Monday, April 16, 2012

The Moral of a Pair of Stockings. 1851


The Pittsfield Sun [Massachusetts] June 12, 1851
The Moral of a Pair of Stockings.
           
            The following letter was written by a distinguished literary lady, Mrs. W., of Troy, N.Y., and sent to a learned judge of New Haven, on the eve of his marriage.

            “Dear Cousin: Herewith you will receive a present of a pair of woolen stockings, knit by my own hands; and be assured, dear coz., that my friendship for you is warm as the maternal, active as the finger-work, and generous as the donation.

            But I consider this present as peculiarly appropriate on the occasion of your marriage.—
You will remark, in the first place, that there are two individuals united into one pair, who are to walk side by side, guarding against coldness, and giving comfort as long as they last. The thread of their texture is mixed; and so, alas! is the tread of life. In these, however, the white is made to predominate, expressing my desire and confidence that thus it will be with the color of your existence.—
No black is used, for I believe your lives will be wholly free from the black passions of wrath and jealousy. The darkest color here is blue, which is excellent, when we do not make it too blue.
            Other appropriate thoughts rise in my mind in regarding these stockings. The most indifferent subjects, when viewed by the mind in a suitable frame, may furnish instructive inferences, as saith the poet:

                        “The iron dogs, the fuel and tongs,
                        The bellows that have leathern lungs;
                        The firewood, ashes, and the smoke,
                        Do all to righteousness provoke.”
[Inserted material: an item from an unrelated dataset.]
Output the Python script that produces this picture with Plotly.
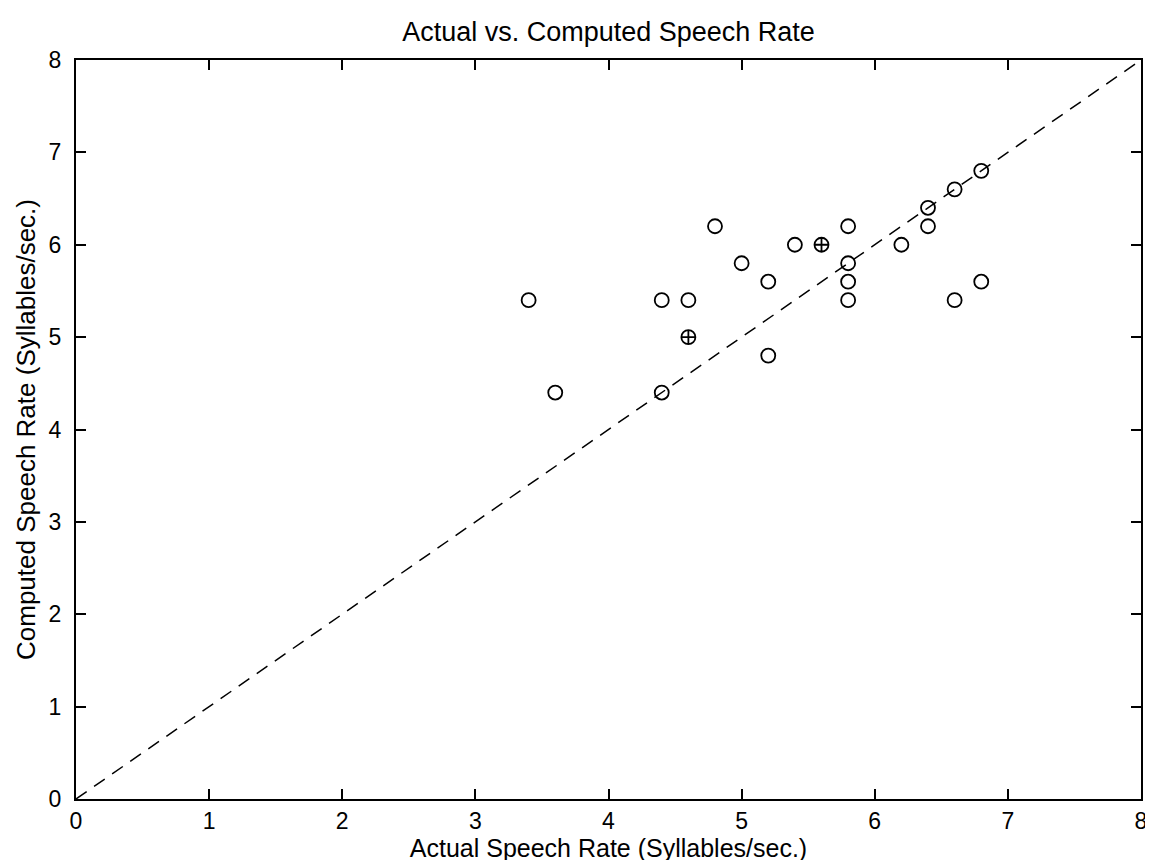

            But to the subject. You will perceive that the tops of these stocking (by which I suppose courtship to be represented) are seamed, and by means of seaming are drawn into a snarl; but afterwards comes a time when the whole is made plain and continues so to the end and final toeing off. By this I wish to take occasion to congratulate your self that you are now through with seeming, and have come to plain reality. Again, as the whole of these comely stockings was not made at once, but by the addition of one little stitch after another, put in with skill and discretion, until the whole presents the fair and equal piece of work which you see, so life does not consist of one great action; but millions of little ones combined; and so may it be with your lives. No stitch dropped when duties are to be performed; no widening made where but principles are to be reproved, or economy is to be preserved; neither seeming nor narrowing where truth and generosity are in question.
            Thus every stitch of life made right and set in the right place: none either too large or too small, to tight or too loose; thus you may keep on your smooth and even course—making existence one fair and consistent piece—until together, having passed the heel, you come to the very toe of life; and here, in the final narrowing off and dropping off the coil of this emblematical pair of companions and comforting associates, nothing appears but white, the token of innocence and peace, of purity and light. May you, like these stocking, the final stitch being dropped, and the work completed, go together from the place where you were formed to a happier state of existence, a present from Earth to Heaven.—
Hoping that these stockings and admonitions may meet a civil reception, I remain in the true-blue friendship, seemly, yet without seeming, Yours, from top to toe.